Enquanto a tempestade desaba, orquestrada pelos trovões estrondosos, tudo o que sabemos é que outras tempestades antes dessa, num dado momento, cessaram. Mesmo assim, apesar dos avanços na previsão do tempo, continuamos sem controle algum sobre os fenômenos naturais. Nada é tão simples e tão grandioso como a natureza. Ela é ela: surpreendente, intensa, magnífica, assustadora, amorosa, ativa, reativa, generosa, sábia, ingênua, soberana, servil. Quantos mais adjetivos lhe atribuímos, mais descrevemos a nossa própria natureza humana.
Porém, entre os demais aspectos que nos diferenciam da natureza, a maioria deles não são motivos de orgulho, uma vez que a natureza não rejeita, não discrimina, não explora, não engana, não ofende, não tortura, não compete e nem premedita a destruição de outros como acontece cada vez mais ao nosso redor e ao redor do mundo. Para melhorar, então, nossa qualidade humana, o caminho precisa ser, literalmente, o natural. Quanto mais conviverem com a natureza, mais nossas crianças serão educadas pela cartilha dela. E mais protegidas estarão da toxicidade das seduções midiáticas, da ganância comercial, dos vícios de consumo, da sede de poder e dos valores distorcidos que tanto nos desumanizam.

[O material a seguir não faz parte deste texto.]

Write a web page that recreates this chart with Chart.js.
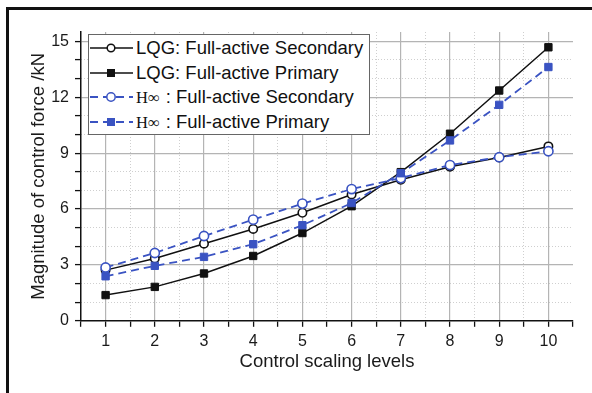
<!DOCTYPE html>
<html>
<head>
<meta charset="utf-8">
<script src="https://cdn.jsdelivr.net/npm/chart.js@4/dist/chart.umd.min.js"></script>
<style>
  html, body { margin: 0; padding: 0; background: #fff; }
  #wrap { position: relative; width: 592px; height: 393px; overflow: hidden; }
  #frame { position: absolute; left: 6px; top: 7px; width: 700px; height: 500px;
           border-left: 3px solid #111; border-top: 3px solid #111; }
  #chart { position: absolute; left: 0; top: 0; }
  #legend { position: absolute; left: 88px; top: 34px; width: 280px; height: 99px;
            border: 1px solid #666; background: #fff; font-family: "Liberation Sans", Arial, sans-serif;
            font-size: 18.5px; color: #111; }
  .row { position: absolute; left: 0; height: 22px; display: flex; align-items: center; white-space: nowrap; }
  .row svg { display: block; margin-right: 3px; }
  .hinf { font-family: "Liberation Serif", "Times New Roman", serif; font-size: 16.5px; margin-right: 6px; }
</style>
</head>
<body>
<div id="wrap">
  <div id="frame"></div>
  <canvas id="chart" width="592" height="393"></canvas>
  <div id="legend"></div>
</div>
<script>
"use strict";

// ---- Data ----
const levels = [1, 2, 3, 4, 5, 6, 7, 8, 9, 10];
const lqgSecondary  = [2.72, 3.34, 4.14, 4.93, 5.80, 6.78, 7.57, 8.27, 8.77, 9.36];
const lqgPrimary    = [1.38, 1.82, 2.54, 3.48, 4.71, 6.15, 7.98, 10.04, 12.36, 14.68];
const hinfSecondary = [2.86, 3.64, 4.55, 5.43, 6.29, 7.07, 7.66, 8.36, 8.78, 9.10];
const hinfPrimary   = [2.39, 2.95, 3.43, 4.11, 5.13, 6.32, 7.92, 9.68, 11.59, 13.62];
const seriesLabels = [
  "LQG: Full-active Secondary",
  "LQG: Full-active Primary",
  "H∞ : Full-active Secondary",
  "H∞ : Full-active Primary",
];
const yTickStep = 3;

const BLACK = "#111111";
const BLUE = "#3a53c2";
const FONT = "'Liberation Sans', Arial, sans-serif";

const pts = (ys) => levels.map((x, i) => ({ x, y: ys[i] }));

function makeDataset(label, ys, color, dashed, filled, order) {
  return {
    label,
    data: pts(ys),
    borderColor: color,
    borderWidth: dashed ? 1.8 : 1.5,
    borderDash: dashed ? [8, 5] : [],
    pointStyle: filled ? "rect" : "circle",
    pointRadius: filled ? 5.2 : (dashed ? 4.6 : 4.2),
    pointBorderWidth: filled ? 1 : 1.6,
    pointBorderColor: color,
    pointBackgroundColor: filled ? color : "#ffffff",
    tension: 0,
    order,
  };
}

const datasets = [
  makeDataset(seriesLabels[0], lqgSecondary, BLACK, false, false, 4),
  makeDataset(seriesLabels[1], lqgPrimary, BLACK, false, true, 3),
  makeDataset(seriesLabels[2], hinfSecondary, BLUE, true, false, 2),
  makeDataset(seriesLabels[3], hinfPrimary, BLUE, true, true, 1),
];

const isInt = (v) => Math.abs(v - Math.round(v)) < 1e-6;

new Chart(document.getElementById("chart"), {
  type: "line",
  data: { datasets },
  options: {
    responsive: false,
    animation: false,
    layout: { padding: { left: 24, top: 32, right: 19, bottom: 20 } },
    plugins: { legend: { display: false }, tooltip: { enabled: false } },
    scales: {
      // dotted minor grids, zero-size helper axes
      xMinor: {
        type: "linear", position: "bottom", min: 0.5, max: 10.5,
        ticks: { display: false, stepSize: 0.5 },
        grid: {
          drawTicks: false, tickLength: 0,
          color: (c) => (!isInt(c.tick.value) && c.tick.value > 0.6 && c.tick.value < 10.4) ? "#cfcfcf" : "rgba(0,0,0,0)",
          lineWidth: 1,
        },
        border: { display: false, dash: [1, 2] },
        afterFit: (s) => { s.height = 0; },
      },
      yMinor: {
        type: "linear", position: "left", min: 0, max: 15.5,
        ticks: { display: false, stepSize: 1, includeBounds: false },
        grid: {
          drawTicks: false, tickLength: 0,
          color: (c) => (c.tick.value % yTickStep !== 0 && isInt(c.tick.value)) ? "#cfcfcf" : "rgba(0,0,0,0)",
          lineWidth: 1,
        },
        border: { display: false, dash: [1, 2] },
        afterFit: (s) => { s.width = 0; },
      },
      x: {
        type: "linear", position: "bottom", min: 0.5, max: 10.5,
        ticks: {
          stepSize: 0.5, autoSkip: false, maxRotation: 0, padding: 7,
          color: "#1a1a1a", font: { family: FONT, size: 16, lineHeight: 1 },
          callback: (v) => (isInt(v) ? String(Math.round(v)) : ""),
        },
        grid: {
          color: (c) => (isInt(c.tick.value) && c.tick.value > 0.6 && c.tick.value < 10.4) ? "#b4b4b4" : "rgba(0,0,0,0)",
          lineWidth: 1.2,
          tickColor: "#111",
          tickLength: 6,
          tickWidth: 1.3,
        },
        border: { display: true, color: "#111", width: 1.5 },
        title: {
          display: true, text: "Control scaling levels", color: "#1a1a1a",
          font: { family: FONT, size: 18.5 }, padding: { top: -6, bottom: 0 },
        },
      },
      y: {
        type: "linear", position: "left", min: 0, max: 15.5,
        ticks: {
          stepSize: 1, autoSkip: false, padding: 6, includeBounds: false,
          color: "#1a1a1a", font: { family: FONT, size: 16 },
          callback: (v) => (v % yTickStep === 0 ? String(v) : ""),
        },
        grid: {
          color: (c) => (c.tick.value % yTickStep === 0 && c.tick.value > 0) ? "#b4b4b4" : "rgba(0,0,0,0)",
          lineWidth: 1.2,
          tickColor: "#111",
          tickLength: 6,
          tickWidth: 1.3,
        },
        border: { display: true, color: "#111", width: 1.5 },
        title: {
          display: true, text: "Magnitude of control force /kN", color: "#1a1a1a",
          font: { family: FONT, size: 18.5 }, padding: { top: 4, bottom: -5 },
        },
      },
    },
  },
});

// ---- HTML legend built from the datasets (mixed fonts for H∞) ----
const legend = document.getElementById("legend");
const rowTops = [2, 26.5, 51, 75.5];
datasets.forEach((ds, i) => {
  const row = document.createElement("div");
  row.className = "row";
  row.style.top = rowTops[i] + "px";
  const dash = ds.borderDash.length ? `stroke-dasharray="${ds.borderDash.join(",")}"` : "";
  const marker = ds.pointStyle === "rect"
    ? `<rect x="18.5" y="7.5" width="7" height="7" fill="${ds.pointBackgroundColor}" stroke="${ds.pointBorderColor}" stroke-width="1"/>`
    : `<circle cx="22" cy="11" r="${ds.pointRadius - 0.4}" fill="#fff" stroke="${ds.pointBorderColor}" stroke-width="1.5"/>`;
  row.innerHTML =
    `<svg width="44" height="22"><line x1="1" y1="11" x2="44" y2="11" stroke="${ds.borderColor}" stroke-width="${ds.borderWidth}" ${dash}/>${marker}</svg>`;
  const span = document.createElement("span");
  if (ds.label.startsWith("H∞")) {
    const h = document.createElement("span");
    h.className = "hinf";
    h.textContent = "H∞";
    span.appendChild(h);
    span.appendChild(document.createTextNode(ds.label.slice(2).trimStart()));
  } else {
    span.textContent = ds.label;
  }
  row.appendChild(span);
  legend.appendChild(row);
});
</script>
</body>
</html>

Se para aqueles que vivem ao relento, a realidade é excessivamente dura, nem por isso podemos considerar como privilégio a vida de tantas crianças que passam a maior parte de seu tempo em ambientes artificiais. O excesso de automatização e de confortos materiais pode, em lugar de ajudar, atrapalhar o desenvolvimento delas. Ao passar a tarde dentro de um shopping, ou mesmo dentro de casa, cercados de telas, luzes e diversões virtuais enquanto, lá fora, o temporal sacode a cidade, certamente as crianças terão uma visão mais confortável da realidade, porém, não a verdadeira. Lembrando que, ao longo de suas vidas, sempre haverá situações desconfortáveis para as quais não existirão botões de liga e desliga.
A falta de natureza tem sido tão prejudicial para o futuro da humanidade que, em seu livro A ultima criança na natureza, o escritor e jornalista Richard Louv cunhou o termo Transtorno de Déficit de Natureza para alertar o mundo sobre as consequências físicas e mentais para as crianças que crescem longe dos ambientes naturais. Mesmo que em alguns casos a medicação seja necessária para conter déficits de atenção em crianças, o fato do Brasil ter se tornado o segundo maior consumidor no mundo do medicamento para esse fim é grave.  O aumento de 75% no consumo do medicamento em dois anos* é motivo suficiente para pensarmos sobre o quanto a falta de áreas verdes para brincar, agendas escolares sobrecarregadas, olhos pregados nas telas por horas e entretenimentos em ambientes artificiais têm a ver com essa estatística.
Como as crianças aprenderão a se expressar por inteiro longe do meio natural? Como aprenderão a respeitar as diferenças se não compreenderem que sem outras crianças o jogo da vida não acontece? Como abrirão mão do egoísmo se não constatarem o quanto a natureza lhes dá de graça? Como exercitarão a empatia se não sentirem junto com o amigo a perda de sua pipa quando outra pipa a laçou?
Observar os fatos naturais ao vivo, em cores escuras ou não, ajuda as crianças a confiar na própria percepção. E as ajuda também a compreender que a realidade é algo com a qual devem aprender a lidar, e não controlar. E quando o céu se abrir num azul magnífico, depois de desabar numa tempestade, quem sabe ele ensine também a elas que as nuvens escuras fazem parte do espetáculo e que talvez não faça sentido se tomar um “comprimido” para tentar escondê-las.
*Segundo a Anvisa, a venda de medicamentos para hiperatividade subiu 75% de 2009 a 2011
(*) Maria Helena Masquetti é graduada em Psicologia e Comunicação Social, possui especialização em Psicoterapia Breve e realiza atendimento clínico em consultório desde 1993. Exerceu a função de redatora publicitária durante 12 anos e hoje é psicóloga do Alana.